Laura’s Sigh was made immediately before Annemarie’s Gate. See two posts earlier. Closeness of time does not guarantee similarity!
The brief here was to employ similar processes to my last year’s exhibition at Australian Galleries, The Folded Forest. The finished work would be required to reduce morning glare from the sun, improve privacy from neighbours, and make a work which was engaging and poetic.
All the works from The Folded Forest employed cut and folded steel plate. A steel plate, any plate closes off air and space. These works sought to relax the plate’s authority. An opened plate has ears and eyes. We need to go through rather than be held by a wall. This garden provided the context for this opening and folding to be drawn out and extended.
Open sculpture, sculpture that is not bound by its objecthood is well suited to an outdoor space. Statues work well outside buildings by being well differentiated from them. Contrast frames.
(Open sculptures in front of buildings don’t generally work because of a lack of contrast.)
This opened work partly closes off the garden but lets enough garden through. Approached obliquely the work is relatively transparent.

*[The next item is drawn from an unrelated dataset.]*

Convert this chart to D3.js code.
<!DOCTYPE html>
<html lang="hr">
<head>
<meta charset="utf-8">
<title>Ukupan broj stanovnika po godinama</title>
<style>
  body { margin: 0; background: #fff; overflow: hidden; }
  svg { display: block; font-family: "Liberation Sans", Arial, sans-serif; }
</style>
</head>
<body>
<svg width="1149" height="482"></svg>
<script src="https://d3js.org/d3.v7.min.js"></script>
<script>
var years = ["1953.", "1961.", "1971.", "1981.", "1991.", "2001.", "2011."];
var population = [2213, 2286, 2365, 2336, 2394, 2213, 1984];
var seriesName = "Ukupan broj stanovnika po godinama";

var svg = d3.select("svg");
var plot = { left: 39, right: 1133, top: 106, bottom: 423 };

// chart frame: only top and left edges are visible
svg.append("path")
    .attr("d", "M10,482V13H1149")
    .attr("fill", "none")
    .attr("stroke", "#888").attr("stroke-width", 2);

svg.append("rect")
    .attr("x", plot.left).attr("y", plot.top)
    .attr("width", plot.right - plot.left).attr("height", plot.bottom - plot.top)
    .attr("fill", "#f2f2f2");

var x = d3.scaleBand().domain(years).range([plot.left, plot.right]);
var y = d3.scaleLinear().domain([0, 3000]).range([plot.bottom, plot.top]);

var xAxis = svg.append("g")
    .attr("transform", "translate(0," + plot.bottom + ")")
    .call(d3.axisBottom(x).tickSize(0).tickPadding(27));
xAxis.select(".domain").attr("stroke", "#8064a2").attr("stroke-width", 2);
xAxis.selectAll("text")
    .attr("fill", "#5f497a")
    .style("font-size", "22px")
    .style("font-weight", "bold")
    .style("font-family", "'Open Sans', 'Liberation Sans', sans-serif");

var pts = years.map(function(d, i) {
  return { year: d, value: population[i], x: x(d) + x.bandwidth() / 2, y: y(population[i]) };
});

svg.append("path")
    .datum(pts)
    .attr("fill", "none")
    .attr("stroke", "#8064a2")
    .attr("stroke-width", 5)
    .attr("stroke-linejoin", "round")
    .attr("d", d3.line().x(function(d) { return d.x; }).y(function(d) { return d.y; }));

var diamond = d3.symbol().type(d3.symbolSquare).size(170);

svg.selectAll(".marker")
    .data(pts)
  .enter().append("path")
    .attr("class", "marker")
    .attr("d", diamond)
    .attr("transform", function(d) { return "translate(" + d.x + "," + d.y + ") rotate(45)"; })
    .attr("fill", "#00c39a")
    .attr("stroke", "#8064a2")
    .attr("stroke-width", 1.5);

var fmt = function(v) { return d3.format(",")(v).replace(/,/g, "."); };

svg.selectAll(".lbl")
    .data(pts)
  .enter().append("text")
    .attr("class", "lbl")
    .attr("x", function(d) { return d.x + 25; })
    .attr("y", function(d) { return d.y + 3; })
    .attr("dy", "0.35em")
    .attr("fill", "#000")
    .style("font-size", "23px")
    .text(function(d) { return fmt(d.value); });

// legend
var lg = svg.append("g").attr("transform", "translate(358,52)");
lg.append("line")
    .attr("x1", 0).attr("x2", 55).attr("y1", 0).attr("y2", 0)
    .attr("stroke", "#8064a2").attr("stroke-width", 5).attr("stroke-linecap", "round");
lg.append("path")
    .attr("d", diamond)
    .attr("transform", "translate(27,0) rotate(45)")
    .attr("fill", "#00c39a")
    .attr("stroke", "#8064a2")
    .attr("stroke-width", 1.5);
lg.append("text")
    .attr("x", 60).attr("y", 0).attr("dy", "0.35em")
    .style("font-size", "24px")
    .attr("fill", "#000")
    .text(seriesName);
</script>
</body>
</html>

Any work commissioned, is a statement. This work serves its functional purpose. It sits there though, does not declare itself as an artwork. It declares itself as a question mark. What is it? By asking ‘why’, ‘what’, everything around it is made more vivid, more wondrous. This is the function of art.
The sculpture sits in the garden and speaks to the building. It speaks a different formal language but the languages understand and reinforce each other. The screen, the sculpture, is raw and unrefined. The building is sleek and leans, is suave.
It’s an even steady conversation.
The work is long but because you mostly walk past it, the leaves open and close. It cannot be apprehended at one moment like a painting can, but changes.
The work might be an inhalation or an exhalation. Whether it is a sigh of surrender or wonder depends upon the mood of the user or the time of day.